ミランの凋落期に“10番”は何を残したのか。伊番記者が語る本田圭祐との4年半「心を開けばもっと愛された」

マルコ・パソット

2022.01.05

ピッチ内外でプロフェッショナルな姿勢を貫いた本田(10番)。そんな日本人をインザーギは誰よりも寵愛していた。(C)Alberto LINGRIA

ピッチ内外でプロフェッショナルな姿勢を貫いた本田(10番)。そんな日本人をインザーギは誰よりも寵愛していた。(C)Alberto LINGRIA

 もちろんミランでの背番号が、彼に重すぎた面はあっただろう。それはかつて栄光の10番を背負ってきた男たちを振り返れば一目瞭然だ。ジャンニ・リベラ、デヤン・サビチェビッチ、ズボニミール・ボバン、マヌエル・ルイ・コスタ、クラレンス・セードルフに比べ、本田は人々を熱狂させることはできなかった。

 しかし、だ。ひとたび本田という人間を知ると、サポーターは彼らしさを評価もするようになった。所属した3年半の間、サン・シーロ(ミランの本拠地)が、本田に惜しみない拍手を送ったシーンも少なからずあった。それは彼がどんな時も力を出し惜しみしない選手であるとミラニスタたちもわかっていたからである。

 私個人としては、もう少しだけ皆に心を開いてくれたならば、彼のミランでの日々は変わっていただろうと思う。本田が自身の言葉で、自らの思いを語ってくれたなら、ミラニスタにもっと愛されたはずだ。

 性格を変えるのは難しい。だが、ミラン番としてチームに帯同した時、私は何度も本田の姿に違和感を覚えた。例えば、2016年の夏にプレシーズンのアメリカツアーへ行った時、ヴィンチェンツォ・モンテッラ監督から与えられた唯一の自由時間、多くのチームメイトは連れ立ってアメリカの夜を楽しんでいた。
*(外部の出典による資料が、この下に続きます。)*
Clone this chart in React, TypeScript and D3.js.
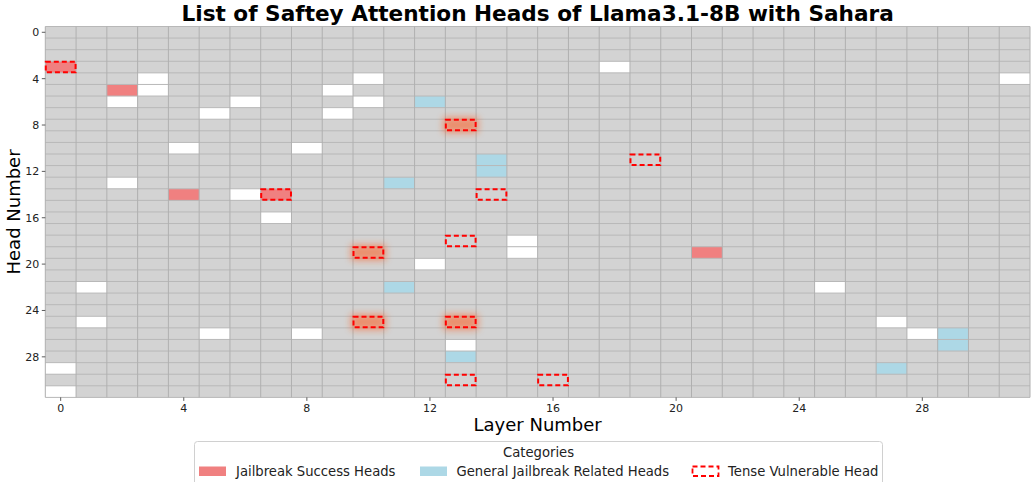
import React from "react";
import * as d3 from "d3";

const layerCount = 32;
const headCount = 32;
const xTickValues = [0, 4, 8, 12, 16, 20, 24, 28];
const yTickValues = [0, 4, 8, 12, 16, 20, 24, 28];

// [layer, head]
const jailbreakSuccessHeads: [number, number][] = [
  [0, 3], [2, 5], [4, 14], [7, 14], [21, 19],
];
const generalJailbreakHeads: [number, number][] = [
  [12, 6], [14, 11], [14, 12], [11, 13], [11, 22], [13, 28], [29, 26], [29, 27], [27, 29],
];
const whiteHeads: [number, number][] = [
  [18, 3], [3, 4], [10, 4], [31, 4], [3, 5], [9, 5], [2, 6], [6, 6], [10, 6],
  [5, 7], [9, 7], [4, 10], [8, 10], [2, 13], [6, 14], [7, 16], [15, 18], [15, 19],
  [12, 20], [1, 22], [25, 22], [1, 25], [27, 25], [5, 26], [8, 26], [28, 26],
  [13, 27], [0, 29], [0, 31],
];
const tenseVulnerableHeads: [number, number][] = [
  [0, 3], [13, 8], [19, 11], [7, 14], [14, 14], [13, 18], [10, 19], [10, 25],
  [13, 25], [13, 30], [16, 30],
];
const glowingHeads: [number, number][] = [
  [13, 8], [10, 19], [10, 25], [13, 25],
];

const legendLabels = ["Jailbreak Success Heads", "General Jailbreak Related Heads", "Tense Vulnerable Head"];

const W = 1032;
const H = 482;
const plotLeft = 45.3;
const plotRight = 1030;
const plotTop = 26.5;
const plotBottom = 397.4;
const FONT = "DejaVu Sans, sans-serif";

export default function App() {
  const x = d3.scaleBand<number>().domain(d3.range(layerCount)).range([plotLeft, plotRight]).padding(0);
  const y = d3.scaleBand<number>().domain(d3.range(headCount)).range([plotTop, plotBottom]).padding(0);
  const bw = x.bandwidth();
  const bh = y.bandwidth();

  const cell = (key: string, [l, h]: [number, number], fill: string) => (
    <rect key={key} x={x(l)} y={y(h)} width={bw} height={bh} fill={fill} />
  );

  return (
    <svg width={W} height={H} style={{ position: "absolute", left: 0, top: 0, background: "#fff" }} fontFamily={FONT}>
      <defs>
        <filter id="glow" x="-60%" y="-150%" width="220%" height="400%">
          <feGaussianBlur stdDeviation="3.8" />
        </filter>
      </defs>
      <rect x={plotLeft} y={plotTop} width={plotRight - plotLeft} height={plotBottom - plotTop} fill="#d3d3d3" />
      {whiteHeads.map((c, i) => cell("w" + i, c, "#ffffff"))}
      {jailbreakSuccessHeads.map((c, i) => cell("r" + i, c, "#f08080"))}
      {generalJailbreakHeads.map((c, i) => cell("b" + i, c, "#add8e6"))}
      {/* grid */}
      {d3.range(headCount + 1).map((i) => {
        const yy = plotTop + i * bh;
        return <line key={"h" + i} x1={plotLeft} x2={plotRight} y1={yy} y2={yy} stroke="#b8b8b8" strokeWidth={1} />;
      })}
      {d3.range(layerCount + 1).map((i) => {
        const xx = plotLeft + i * bw;
        return <line key={"v" + i} x1={xx} x2={xx} y1={plotTop} y2={plotBottom} stroke="#b0b0b0" strokeWidth={1} />;
      })}
      {glowingHeads.map(([l, h], i) => (
        <rect key={"g" + i} x={(x(l) as number) - 2} y={(y(h) as number) - 2} width={bw + 4} height={bh + 4}
          fill="#ff5a1a" opacity={0.55} filter="url(#glow)" />
      ))}
      {tenseVulnerableHeads.map(([l, h], i) => (
        <rect key={"t" + i} x={(x(l) as number) + 0.5} y={(y(h) as number) + 0.5} width={bw - 1} height={bh - 1}
          fill="none" stroke="#ff0000" strokeWidth={2} strokeDasharray="5,3" />
      ))}
      {/* x axis */}
      {xTickValues.map((t) => {
        const xx = (x(t) as number) + bw / 2;
        return (
          <g key={"xt" + t}>
            <line x1={xx} x2={xx} y1={plotBottom} y2={plotBottom + 3.5} stroke="#333" strokeWidth={0.8} />
            <text x={xx} y={plotBottom + 15} fontSize={11} textAnchor="middle" fill="#222">{t}</text>
          </g>
        );
      })}
      {yTickValues.map((t) => {
        const yy = (y(t) as number) + bh / 2;
        return (
          <g key={"yt" + t}>
            <line x1={plotLeft - 3.5} x2={plotLeft} y1={yy} y2={yy} stroke="#333" strokeWidth={0.8} />
            <text x={plotLeft - 6} y={yy + 4} fontSize={11} textAnchor="end" fill="#222">{t}</text>
          </g>
        );
      })}
      <text x={(plotLeft + plotRight) / 2} y={431} fontSize={18} textAnchor="middle" fill="#000">Layer Number</text>
      <text transform={`translate(20,${(plotTop + plotBottom) / 2}) rotate(-90)`} fontSize={18} textAnchor="middle" fill="#000">Head Number</text>
      <text x={(plotLeft + plotRight) / 2} y={21} fontSize={21.6} fontWeight="bold" textAnchor="middle" fill="#000">
        List of Saftey Attention Heads of Llama3.1-8B with Sahara
      </text>
      {/* legend */}
      <rect x={194.5} y={441.5} width={688} height={60} rx={3} fill="#fff" stroke="#d0d0d0" strokeWidth={1} />
      <text x={538.5} y={457} fontSize={13.2} textAnchor="middle" fill="#222">Categories</text>
      <rect x={199} y={466.5} width={27} height={9.5} fill="#f08080" />
      <text x={236} y={476} fontSize={13.2} fill="#222">{legendLabels[0]}</text>
      <rect x={420} y={466.5} width={27} height={9.5} fill="#add8e6" />
      <text x={456.5} y={476} fontSize={13.2} fill="#222">{legendLabels[1]}</text>
      <rect x={692.5} y={466.5} width={26} height={9.5} fill="none" stroke="#ff0000" strokeWidth={1.8} strokeDasharray="5,3" />
      <text x={728} y={476} fontSize={13.2} fill="#222">{legendLabels[2]}</text>
    </svg>
  );
}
だが、本田はチームとは全く無関係の人たちと出かけていた。

 また、イタリアに帰国する前の空港ゲートでも、飛行機に乗る前にも、本田は仲間たちとは離れ、たった一人でずっとタブレットをいじっていた。彼が取り組んで様々なビジネスに関する仕事をしていたのかもしれない。飛行機に乗った後もそれは変わらず、彼は皆から離れた席を選んで座っていた。
 

 ただ、その頃には仲間もそんな本田の姿には慣れっこになっていて、幸いにもそれを傲慢さや過信とからくるものとは受け取っていなかった。それが本田という人間なのだと皆分かっていた。仲間たちがそんな彼を受け入れたのは、彼がいつも真っ先に練習場にやってきては、最後に帰る人間だったからだ(ミラネッロへの送迎は運転手付きの車と、これまた他の選手とは異なっていたが)。

 こうした本田の仕事への姿勢はもちろん監督たちにも歓迎された。フィリッポ・インザーギは、自分のスタッフにこう漏らしていたことがあった。

「なんで選手たち全員がホンダみたいじゃないんだ」

 監督が期待するような真面目さで練習に臨まない選手がいたのだろう。